I  REPL [replexec-15] can't see a majority of the set, relinquishing primary
I  REPL [replexec-15] Stepping down from primary in response to heartbeat
I  REPL [replexec-18] can't see a majority of the set, relinquishing primary
I  REPL [RstlKillOpThread] Starting to kill user operations
I  REPL [RstlKillOpThread] Stopped killing user operations
I  REPL [replexec-15] Stepping down from primary, stats: { userOpsKilled: 0, userOpsRunning: 0 }
I  REPL [replexec-15] transition to SECONDARY from PRIMARY

=> repliSet member 중 85604da3dcb0:27018, mongo_shard1 로 heart beat 통신이 실패함
기존 PRIMARY 였던 mongo_shard1 down 되면서 새로 PRIMARY 선출하기 위해 ELECTION 을 진행하나 아래와 같은 로그와 함께 ELECTION 실패

  • PRIMARY 선출을 위한 ELECTION 실패
I  ELECTION [replexec-0] Not starting an election, since we are not electable due to: Not standing for election because I cannot see a majority   (mask 0x1)

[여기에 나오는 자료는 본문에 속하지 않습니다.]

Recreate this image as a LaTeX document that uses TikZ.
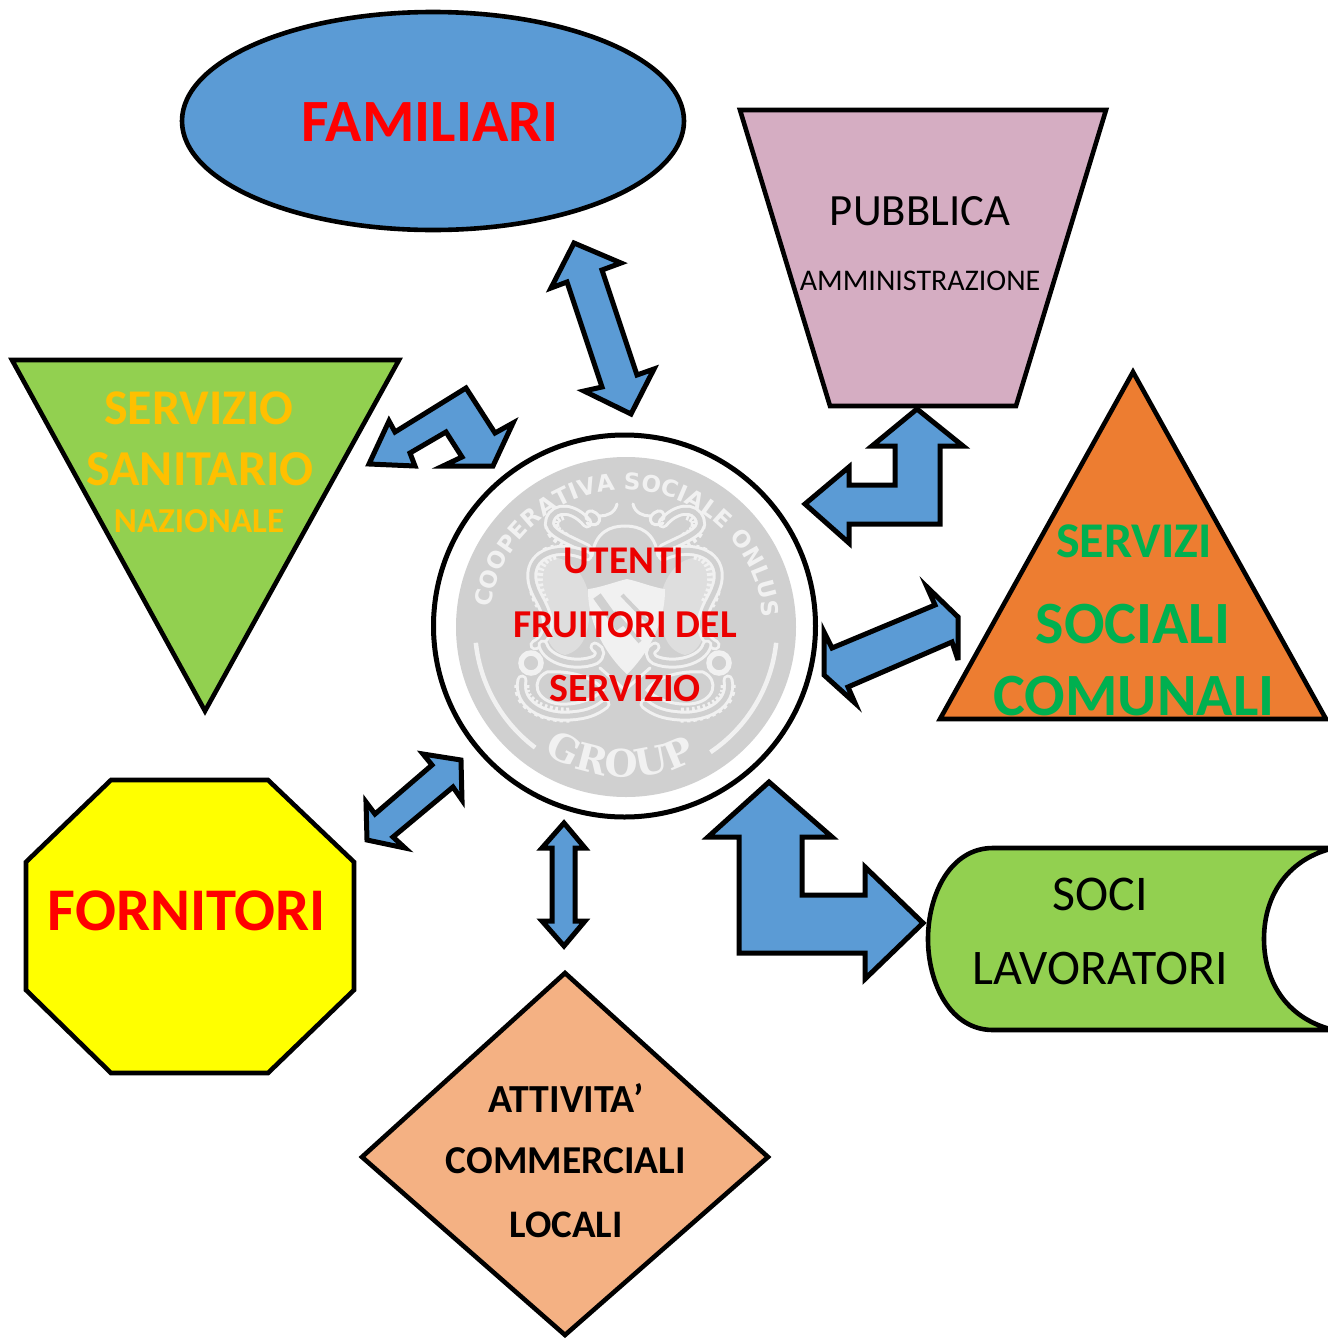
\documentclass[tikz,border=0pt]{standalone}
\usepackage{fontspec}
\setmainfont{Carlito}
\newfontfamily\logoserif{DejaVu Serif}
\newfontfamily\logosans{DejaVu Sans}
\usetikzlibrary{decorations.text}
\definecolor{arrowblue}{HTML}{5B9BD5}
\definecolor{lawngreen}{HTML}{92D050}
\definecolor{mauve}{HTML}{D5ADC2}
\definecolor{deeporange}{HTML}{ED7D31}
\definecolor{salmon}{HTML}{F4B183}
\definecolor{gold}{HTML}{FFC000}
\definecolor{leaf}{HTML}{00B050}
\definecolor{pureyellow}{HTML}{FFFF00}
\definecolor{purered}{HTML}{FF0000}
\definecolor{logogray}{HTML}{D0D0D0}
\definecolor{logolight}{HTML}{DEDEDE}
\definecolor{logowhite}{HTML}{F1F1F1}
\newcommand{\szf}[1]{\fontsize{#1}{#1}\selectfont}
\tikzset{
  x=1pt,y=-1pt,
  outlined/.style={draw=black,line width=4.6pt,line join=miter,miter limit=10},
  blockarrow/.style={draw=black,fill=arrowblue,line width=5pt,line join=miter,miter limit=6},
  lbl/.style={inner sep=0pt,outer sep=0pt,anchor=center},
  tent/.style={draw=logowhite,line width=3pt,double=logogray,double distance=5pt,line cap=round},
  scales/.style={draw=logowhite,line width=15pt,dash pattern=on 3pt off 3pt},
  thinwhite/.style={draw=logowhite,line width=3pt,line cap=round},
}
\newcommand{\octohalf}{%
  \fill[logolight] (-88,560) .. controls (-60,550) and (-40,570) .. (-35,600) .. controls (-35,630) and (-40,650) .. (-60,655) .. controls (-85,650) and (-80,610) .. (-88,590) -- cycle;
  \draw[thinwhite] (-33,556) .. controls (-30,532) and (-15,526) .. (0,526);
  \draw[scales] (-60,540) .. controls (-78,532) and (-78,515) .. (-60,512);
  \draw[tent] (-38,549) .. controls (-55,540) and (-80,532) .. (-75,520) .. controls (-70,505) and (-50,508) .. (-38,523);
  \draw[thinwhite] (-38,523) .. controls (-25,530) and (-20,515) .. (-33,511) .. controls (-40,510) and (-42,520) .. (-35,520);
  \draw[thinwhite] (-25,516) .. controls (-18,516) and (-10,513) .. (-8,504);
  \draw[scales] (-70,552) .. controls (-92,555) and (-95,585) .. (-82,605);
  \draw[tent] (-38,556) .. controls (-60,545) and (-90,550) .. (-93,572) .. controls (-95,590) and (-82,600) .. (-78,618) .. controls (-76,630) and (-80,640) .. (-90,645);
  \draw[draw=logowhite,line width=5.5pt] (-94,663) circle[radius=10];
  \draw[tent] (-82,645) .. controls (-78,660) and (-50,668) .. (-30,660) .. controls (-24,656) and (-24,650) .. (-30,647);
  \draw[scales] (-103,685) .. controls (-105,705) and (-80,716) .. (-55,715);
  \draw[tent] (-103,680) .. controls (-108,705) and (-80,718) .. (-55,716) .. controls (-40,715) and (-30,712) .. (-20,704);
  \draw[thinwhite] (-78,672) .. controls (-95,680) and (-90,702) .. (-65,704) .. controls (-45,705) and (-30,698) .. (-22,690) .. controls (-28,680) and (-50,670) .. (-78,672);
  \draw[thinwhite] (-25,668) -- (0,690);
}
\begin{document}
\begin{tikzpicture}
\useasboundingbox (0,0) rectangle (1328,1339);

% Outer shapes
\draw[outlined,fill=arrowblue] (433,121) ellipse[x radius=251,y radius=109];
\draw[outlined,fill=mauve] (740,110) -- (1106,110) -- (1016,406) -- (830,406) -- cycle;
\draw[outlined,fill=lawngreen] (12,360) -- (399,360) -- (205,711) -- cycle;
\draw[outlined,fill=deeporange] (1133,372) -- (1326,719) -- (940,719) -- cycle;
\draw[outlined,fill=pureyellow] (111,780) -- (268,780) -- (354,862) -- (354,990) -- (268,1073) -- (111,1073) -- (26,990) -- (26,862) -- cycle;
\draw[outlined,fill=salmon] (565,973) -- (768,1157) -- (565,1335) -- (362,1157) -- cycle;
\draw[outlined,fill=lawngreen] (1334,848) -- (993,848) .. controls (950,848) and (928,895) .. (928,939) .. controls (928,983) and (950,1030) .. (993,1030) -- (1334,1030) .. controls (1290,1020) and (1264,985) .. (1264,939) .. controls (1264,893) and (1290,858) .. (1334,848) -- cycle;

% Central disc with the logo
\draw[draw=black,line width=5pt,fill=white] (624.5,626) circle[radius=191];
\begin{scope}[shift={(626,627)},y=1pt]
  \fill[logogray] (0,0) circle[radius=170];
  \draw[draw=logowhite,line width=4.5pt] (186:151) arc[start angle=186,end angle=233,radius=151];
  \draw[draw=logowhite,line width=4.5pt] (354:151) arc[start angle=354,end angle=304,radius=151];
  \path[postaction={decorate},decoration={text along path,text align=fit to path,
    text={|\logosans\szf{23}\bfseries\color{logowhite}|COOPERATIVA SOCIALE ONLUS}}]
    (172:137) arc[start angle=172,end angle=4,radius=137];
  \path[postaction={decorate},decoration={text along path,text align=fit to path,
    text={|\logoserif\szf{38}\bfseries\color{logowhite}|GROUP}}]
    (237:150) arc[start angle=237,end angle=298,radius=150];
\end{scope}
\begin{scope}[xshift=625pt]\octohalf\end{scope}
\begin{scope}[xshift=625pt,xscale=-1]\octohalf\end{scope}
\draw[draw=logowhite,line width=2pt,fill=logowhite] (589,590) .. controls (602,588) and (615,583) .. (627,580) .. controls (640,583) and (652,588) .. (664,590) .. controls (664,625) and (645,655) .. (627,673) .. controls (608,655) and (589,625) .. (589,590) -- cycle;
\draw[draw=logogray,line width=9pt] (597,596) -- (620,628);
\draw[draw=logogray,line width=4pt] (622,595) -- (648,622);
\draw[draw=logogray,line width=4pt] (614,612) -- (640,642);

% Block arrows
\draw[blockarrow] (574,243) -- (621,263) -- (602,270) -- (637,375) -- (654,369) -- (631,414) -- (584,391) -- (602,387) -- (567,282) -- (551,288) -- cycle;
\draw[blockarrow] (369,464) -- (389,421) -- (395,432) -- (466,388) -- (495,433) -- (513,423) -- (493,466) -- (443,466) -- (462,457) -- (446,432) -- (410,453) -- (415,466) -- cycle;
\draw[blockarrow] (917,409) -- (963,446) -- (940,446) -- (940,524) -- (849,524) -- (849,543) -- (805,504) -- (849,467) -- (849,485) -- (895,485) -- (895,446) -- (872,446) -- cycle;
\draw[blockarrow] (927,587) -- (958,617) -- (958,660) -- (952,642) -- (848,687) -- (855,703) -- (824,675) -- (824,632) -- (832,648) -- (935,605) -- cycle;
\draw[blockarrow] (461,760) -- (462,800) -- (453,787) -- (393,837) -- (405,848) -- (367,840) -- (366,802) -- (375,814) -- (432,765) -- (423,754) -- cycle;
\draw[blockarrow] (564,823) -- (585,848) -- (575,848) -- (575,921) -- (585,921) -- (564,946) -- (542,921) -- (552,921) -- (552,848) -- (542,848) -- cycle;
\draw[blockarrow] (769,782) -- (832,837) -- (802,837) -- (802,895) -- (865,895) -- (865,867) -- (923,923) -- (865,979) -- (865,953) -- (739,953) -- (739,837) -- (708,837) -- cycle;

% Labels
\node[lbl,text=purered] (familiari) at (430,122) {\szf{60}\bfseries FAMILIARI};
\node[lbl] (pubblica) at (920,211) {\szf{44.7}PUBBLICA};
\node[lbl] (amministrazione) at (920,281) {\szf{30}AMMINISTRAZIONE};
\node[lbl,text=gold] (servizio1) at (199,408) {\szf{50}\bfseries SERVIZIO};
\node[lbl,text=gold] (sanitario) at (200,469) {\szf{50.3}\bfseries SANITARIO};
\node[lbl,text=gold] (nazionale) at (199,521) {\szf{35}\bfseries NAZIONALE};
\node[lbl,text=leaf] (servizi) at (1134,541) {\szf{50}\bfseries SERVIZI};
\node[lbl,text=leaf] (sociali) at (1133,624) {\szf{60}\bfseries SOCIALI};
\node[lbl,text=leaf] (comunali) at (1134,696) {\szf{60}\bfseries COMUNALI};
\node[lbl,text=purered] (fornitori) at (187,911) {\szf{60.6}\bfseries FORNITORI};
\node[lbl] (attivita) at (566,1098) {\szf{39.8}\bfseries ATTIVITA’};
\node[lbl] (commerciali) at (566,1161) {\szf{39.5}\bfseries COMMERCIALI};
\node[lbl] (locali) at (566,1225) {\szf{39}\bfseries LOCALI};
\node[lbl] (soci) at (1100,894) {\szf{50}SOCI};
\node[lbl] (lavoratori) at (1100,968) {\szf{49.8}LAVORATORI};
\node[lbl,text=purered!92!black] (utenti) at (624,561) {\szf{39.3}\bfseries UTENTI};
\node[lbl,text=purered!92!black] (fruitori) at (625,625) {\szf{39.5}\bfseries FRUITORI DEL};
\node[lbl,text=purered!92!black] (servizio2) at (625,689) {\szf{40}\bfseries SERVIZIO};
\end{tikzpicture}
\end{document}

=> MongoDB에선 ELECTION 을 위해 총 투표권 개수의 과반수가 넘는 NODE들의 투표가 필요한데 현 상황에서는 투표권을 갖고 있는 4개 노드 중 2개 노드가 다운되어 투표 불가능
과반수인 3 노드 이상이 투표가 가능한 상태여야함

  • RS 상태 체크
repl_shard1:SECONDARY> rs.status()

{
"members" : [
{
"_id" : 0,
"name" : "85604da3dcb0:27018",
"stateStr" : "(not reachable/healthy)",
"lastHeartbeatMessage" : "Our replica set configuration is invalid or does not include us",
},
{
"_id" : 1,
"name" : "mongo_shard2:27018",
"stateStr" : "SECONDARY",
},

{
"_id" : 2,
"name" : "mongo_shard3:27018",
"stateStr" : "SECONDARY",
},

{
"_id" : 3,
"name" : "mongo_shard1:27018",
"stateStr" : "(not reachable/healthy)",
"lastHeartbeatMessage" : "Our replica set configuration is invalid or does not include us",
}
],}

=> mongo_shard1 / 85604da3dcb0 의 heartbeat 상태가
“Our replica set configuration is invalid or does not include us” 이며 heartbeat 체크가 안됨 PRIMARY 또한 없는 상태로 repliSet member 재설정이 필요함

  • RS reconfig

rs.remove() 라는 replica set에서 특정 멤버 제거하는 커맨드도 제공되지만 PRIMARY 에서만 실행가능함
현재와 같이 PRIMARY 가 없는 상황에서는 rs.reconfig() 방법을 통해 재설정하게 됨

ex)

repl_shard1:SECONDARY> rs.remove("mongo_shard1:27018", {force:true});
{
"ok" : 0,
"errmsg" : "replSetReconfig should only be run on PRIMARY, but my state is SECONDARY; use the \"force\" argument to override",
"code" : 10107,
"codeName" : "NotMaster"
}

=> force 옵션으로 실행해도 실패

repl_shard1:SECONDARY> config=rs.conf()
{
"_id" : "repl_shard1",
"members" : [
{
"_id" : 0,
"host" : "85604da3dcb0:27018",
"arbiterOnly" : false,
"buildIndexes" : true,
"hidden" : false,
"priority" : 1,
"votes" : 1
},

{
"_id" : 1,
"host" : "mongo_shard2:27018",
"arbiterOnly" : false,
"buildIndexes" : true,
"hidden" : false,
"priority" : 1,
"votes" : 1
},

{
"_id" : 2,
"host" : "mongo_shard3:27018",
"arbiterOnly" : false,
"buildIndexes" : true,
"hidden" : false,
"priority" : 1,
"votes" : 1
},

{
"_id" : 3,
"host" : "mongo_shard1:27018",
"arbiterOnly" : false,
"buildIndexes" : true,
"hidden" : false,
"priority" : 1,
"votes" : 1
}],
"replicaSetId" : ObjectId("5d881a1aa12189b6f295164d")}}

=> config 변수 선언 후 rs.config() 내용 저장

repl_shard1:SECONDARY> config.members=[config.members[1],config.members[2]]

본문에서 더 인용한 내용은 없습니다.